Now imagine that the producer starts producing at a faster rate than the capacity of the consumer. Say at 1,100 QPS, while the consumer can still only consume 1,000 QPS. How many items are in the queue? If the size of the queue was 10, then the number of items in it is 10. If it’s 1,000, then the number of items grows by 100 every second until it gets full. The queue very quickly becomes full, regardless of size.
If the queue is configured to reject items when full, the producer will receive feedback from the consumer that it can’t process items at the rate they are being produced. This feedback is called “backpressure.”
But in a production system, there is rarely just a single producer, queue, and consumer; there’s almost certainly a chain of these, where a consumer is also a producer for the next link in the chain. In these situations, we want the backpressure to propagate throughout the chain quickly.
Correct management of backpressure is critical to the health of systems at peak load. If little thought has been put into backpressure, then once the system hits its capacity limit, it won’t degrade gracefully even if theoretically it could have handled the peak load. In fact, it might just enter a death spiral.

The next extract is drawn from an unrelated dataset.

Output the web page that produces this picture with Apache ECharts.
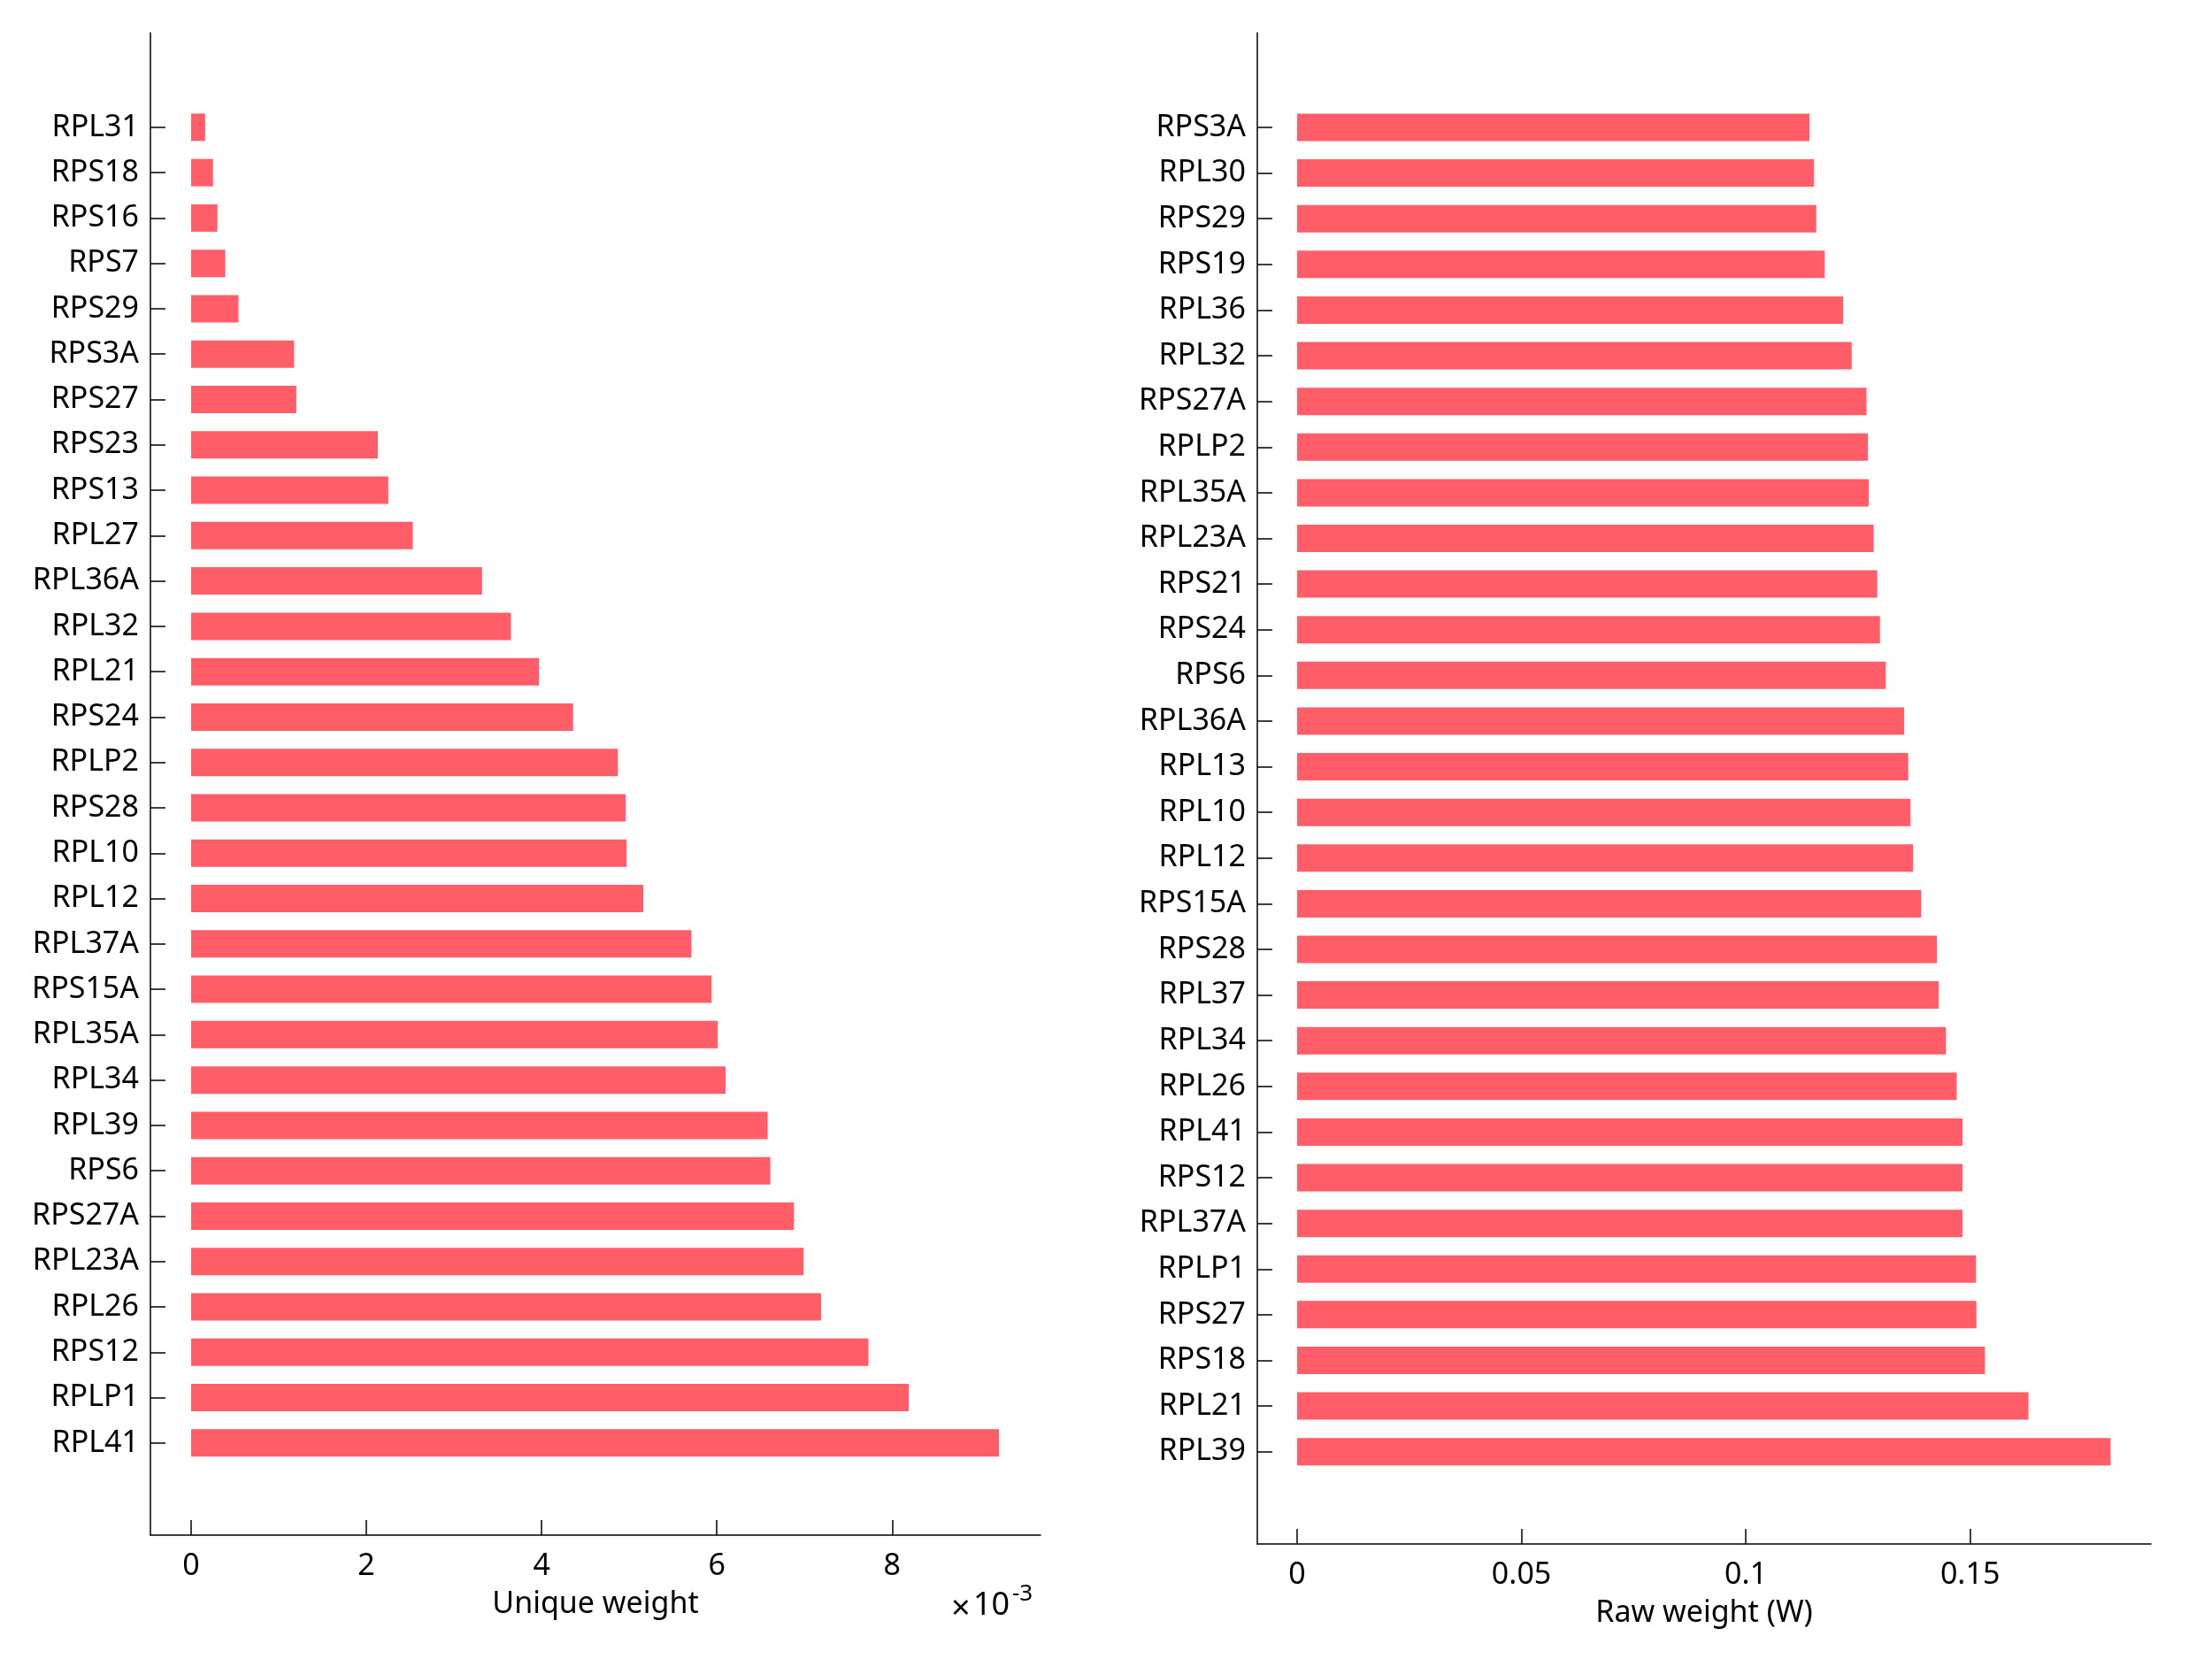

The most common example would be a queue with an inappropriately large maximum size (or worse, an unbounded queue). The queue can start taking up more and more RAM, triggering GC more frequently (in a system with a GC) and thus reducing the throughput (and thus capacity of the system). The queue then becomes even fuller, the GC triggers even more frequently, and down the spiral of death we go.
The problem isn’t even limited to languages with a GC. Similar issues arise with threadpools with unbounded (or very high) max active thread limits. If thousands of threads are all trying to make progress (and few, if any, are blocked on IO), the capacity of the system plummets due to the cost of context switching (and the side effects of that, like CPU cache thrashing, etc.). Naturally, this further increases the processing backlog.
This doesn’t even mention possible failure to handle the backpressure feedback on the producer side, which brings a separate set of problems.
Auditing our Jetty configuration
Cognizant of the above, and with a hunch that some Jetty-related queues were too big, we started looking into every single Jetty config value we were setting. Some of those configs did stand out as wrong.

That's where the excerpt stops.